Phillip took the day off, and it was Friday in the U District for me. As my job becomes digitized, the need for anyone to be in the U District office is decreasing. What was once a 4 or 5 hours assignment for me has become 1 hour. Soon, there will be no need for Fridays in the U District. Maybe that’s part of why I was in a sour mood as I left our apartment this morning. Well, not really a sour mood – but my heart just wasn’t in it.
As I walked toward Olive Way, I saw a U District-bound 43 go by. No worries – There will be another 43 soon. Since I had some time, I decided to walk past the stop at Olive & Summit, and wait at the stop at John & Broadway. The atmosphere’s a little nicer there – there’s more sights to see, anyway.
There were five or six people at the stop at John & Broadway. An 8 arrived a minute later, and then I had the stop to myself. I checked OneBusAway. A 43 was due in 4 minutes.
A man showed up at the bus stop. He didn’t look homeless, but I guessed that he’s spent some time on the streets.
I decided to pass the time by peering into the window of Bleu Bistro. I’ve never been in there.

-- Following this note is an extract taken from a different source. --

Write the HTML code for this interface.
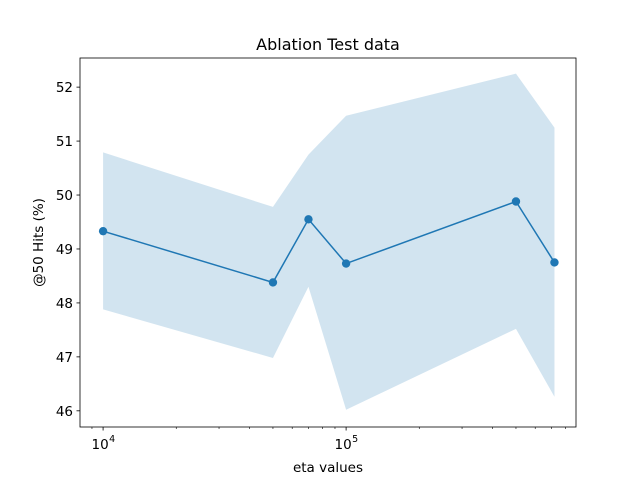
<!DOCTYPE html>
<html><head><meta charset="utf-8"><style>
body{margin:0;background:#fff}
text{font-family:"DejaVu Sans","Liberation Sans",sans-serif;fill:#000}
</style></head><body>
<svg id="chart" width="640" height="480" xmlns="http://www.w3.org/2000/svg"></svg>
<script>
const xValues=[10000,50000,70000,100000,500000,720000];
const meanValues=[49.33,48.38,49.55,48.73,49.88,48.75];
const upperValues=[50.79,49.78,50.75,51.47,52.25,51.25];
const lowerValues=[47.88,46.98,48.30,46.02,47.52,46.26];
const yTicks=[46,47,48,49,50,51,52];
const xMajorTicks=[10000,100000];
const xMajorLabels=["4","5"];

const L=80,R=576,T=58,B=427;
const xmin=3.905,xmax=5.946,ymin=45.70,ymax=52.54;
const sx=v=>L+(Math.log10(v)-xmin)/(xmax-xmin)*(R-L);
const sy=v=>B-(v-ymin)/(ymax-ymin)*(B-T);
const svg=document.getElementById('chart');
const NS="http://www.w3.org/2000/svg";
function mk(tag,attrs,parent){const e=document.createElementNS(NS,tag);for(const k in attrs)e.setAttribute(k,attrs[k]);(parent||svg).appendChild(e);return e;}

let d="M"+xValues.map((x,i)=>sx(x)+","+sy(upperValues[i])).join("L");
for(let i=xValues.length-1;i>=0;i--)d+="L"+sx(xValues[i])+","+sy(lowerValues[i]);
const band=mk('path',{d:d+"Z",fill:"#1f77b4","fill-opacity":0.2,stroke:"none"});



const line=mk('polyline',{points:xValues.map((x,i)=>sx(x)+","+sy(meanValues[i])).join(" "),fill:"none",stroke:"#1f77b4","stroke-width":1.5});


xValues.forEach((x,i)=>{
  const c=mk('circle',{cx:sx(x),cy:sy(meanValues[i]),r:4.2,fill:"#1f77b4"});
  
  
});

const frame=mk('rect',{x:L,y:T,width:R-L,height:B-T,fill:"none",stroke:"#000","stroke-width":0.8});



yTicks.forEach(v=>{
  const y=sy(v);
  mk('line',{x1:L-3.5,x2:L,y1:y,y2:y,stroke:"#000","stroke-width":0.8});
  const t=mk('text',{x:L-7,y:y+5,"text-anchor":"end","font-size":13.5});
  t.textContent=v;
  
  
});
for(let dec=3;dec<=5;dec++)for(let m=2;m<=9;m++){
  const v=m*Math.pow(10,dec);
  const lx=Math.log10(v);
  if(lx<xmin||lx>xmax)continue;
  mk('line',{x1:sx(v),x2:sx(v),y1:B,y2:B+2,stroke:"#000","stroke-width":0.6});
}
xMajorTicks.forEach((v,i)=>{
  const x=sx(v);
  mk('line',{x1:x,x2:x,y1:B,y2:B+3.5,stroke:"#000","stroke-width":0.8});
  const t=mk('text',{x:x-3,y:B+22,"text-anchor":"middle","font-size":13.5});
  t.textContent="10";
  
  
  const s=mk('text',{x:x+6,y:B+15,"text-anchor":"start","font-size":9.5});
  s.textContent=xMajorLabels[i];
});

const title=mk('text',{x:(L+R)/2,y:T-8,"text-anchor":"middle","font-size":16});
title.textContent="Ablation Test data";


const xt=mk('text',{x:(L+R)/2,y:472,"text-anchor":"middle","font-size":13.5});
xt.textContent="eta values";


const yt=mk('text',{x:0,y:0,"text-anchor":"middle","font-size":13.5,transform:"translate(43,"+((T+B)/2)+") rotate(-90)"});
yt.textContent="@50 Hits (%)";


</script>
</body></html>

Suddenly, I heard the man shout, “Shit!” I turned around. “I just saw a 43 going down Broadway,” he said to me.
“That’s odd,” I said, “But, according to the schedule a 43 should be here in about three minutes. We’ll find out soon enough if it’s been rerouted.” At the moment I said that, a Metro supervisor’s van went by, and I began to wonder if we were going to have a replay of the morning before Christmas.
“I don’t know why they even bother with bus schedules,” the man replied, “They might as well give us all Ouija boards.” I was not in the mood for a conversation – especially not listening to some guy telling me how bad the buses are. But I’m too polite to tell someone to shut up.
Then the man said, “Did you know that our bus service is ranked third in the whole country?” It took me a moment to understand what point he was making. As he continued talking, however, it became clear that this man likes Metro Transit. He was proud of that ranking. In fact, he appeared to be a transit geek. We talked about car dependence – how people in Seattle would prefer driving a half-mile to either walking or taking a bus. He told me about living in Los Angeles and various parts of Seattle, and the various ways he would travel in either city.
We agreed that that 43 he saw going down Broadway was probably just deadheading to another route.
He lifted my mood a little. When the 43 arrived – on time and not rerouted – however, I was still not in the mood for a conversation. I wished him a good day, let him board the bus first, and then sat in another part of the bus.